ヴィクトールさんの元で学ぶ様になって早一年が過ぎた。師匠からの課題と並行して、ヴィクトールさんにもしっかりと教えて貰ってる。


「最初に比べて威力もしっかりと上がっているな。コントロールも相変わらず洗練されているから、このままならしっかりと氷の神力も物に出来るだろう」


「ありがとうございます」


氷は精霊の皆の誰かに力を借りるんじゃなくて今私に力を貸してくれてる水と風の精霊の力を混合させて使ってる。少し難しいけど、慣れてくれば少しずつ使える様にはなってくる。今は医療魔法と氷の神力、あとは付与魔法を教わってる。師匠に医療魔法と付与魔法を。ヴィクトールさんに氷の神力を。少し医療魔法も教えてもらってる。

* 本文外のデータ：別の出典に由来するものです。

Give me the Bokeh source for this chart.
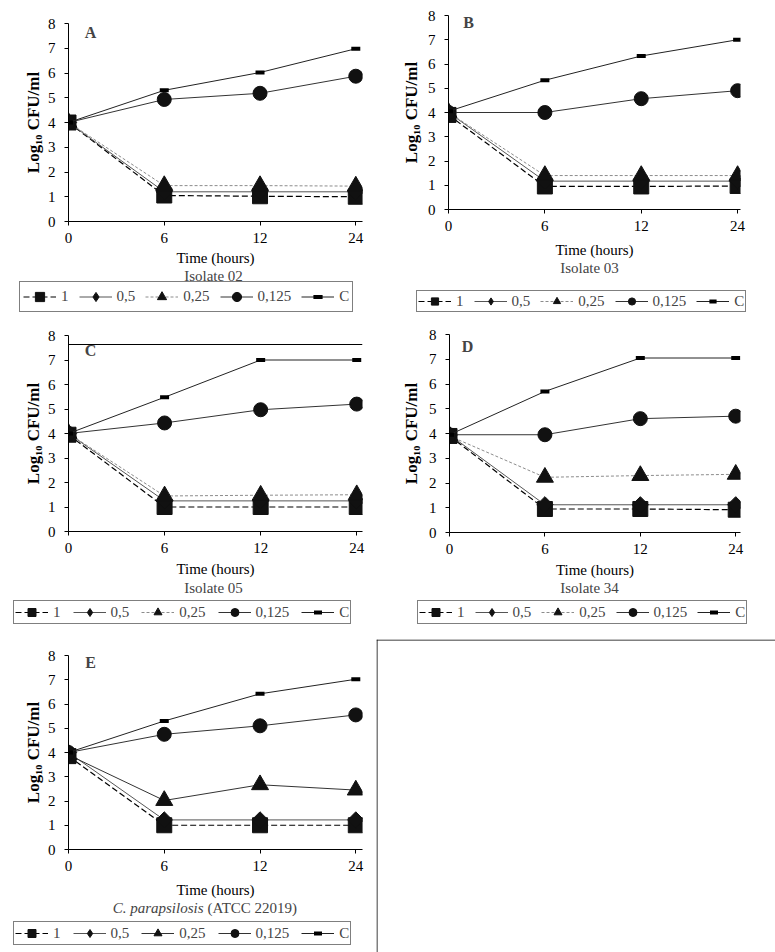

「大丈夫、フウカは飲み込みが早いからな。私が教えたものもきちんと全て自分の物に出来ている。胸を張るといい」


「…!はい!」


ヴィクトールさんは普段殆ど褒める事はない…らしいけど、実は私との授業では、かなり高頻度で褒めてくれてる。それを見たアビィさんが吃驚してた。


「フウカ。少し嫌な話になると思うが、耳を貸してくれるか?」


「…はい」


「有難う。フウカ、お前とライハの神力は、私から見てもとても稀有だ。これまで様々な国を渡り歩いて来たが、お前達の様に、一つの力を分け与えられた者も、精霊スピリットと言う神力も…お前達が初めての事例だ。歴史的に見たらどうなるかは分からない…が…恐らくロゼルさんがお前達を頑なに城下へ連れて来なかったのもそれが関係しているだろう」


「…私達は…狙われ易いって事ですか…?」


ヴィクトールさんの言葉である程度仮説はできたけど、怖いものは怖い。少し声が掠れたけどヴィクトールさんはゆっくりと頷いて、私の目を見つめた


「…フウカは理解力が高いな。それは分かり切っていた事だが…お前の兄はそう言った事に疎いし鈍いだろう。双子は兄妹とまた違う。助け合って行け。最も、お前達なら心配はいらないか」


「…そうですね。あの…ヴィクトールさん」


「どうした」


「どうして、私に魔法を指導してくれているんですか?それがずっと気になってました」


ヴィクトールさんは、兄さんの事を嫌ってるし何より私に指導をするメリットが何もない。だから不思議だった。親身に、とても熱心に教えてくれるから。


「ロゼルさんには世話になったと言うのが大きいが…興味を持ったのもある。私は、フウカの歳には魔術を習得していたが、師はいなかったからな。その大変さ、不自由さは分かっている心算だ。お前には、そうなって欲しくなかったんだ。我ながら呆れるがな。ロゼルさんにも、教えられるものの限界があるからな」


「…やっぱり、ヴィクトールさんは優しいですね」


「そう言うのは、ギルドの者とお前くらいだ。さあ、休憩は終わりだ。行けるな、フウカ」


「はい!」


まだ難しい事も…世界の事も分からないけど…今は自分に出来る精一杯を頑張ろう。それしか今の私には出来ないから。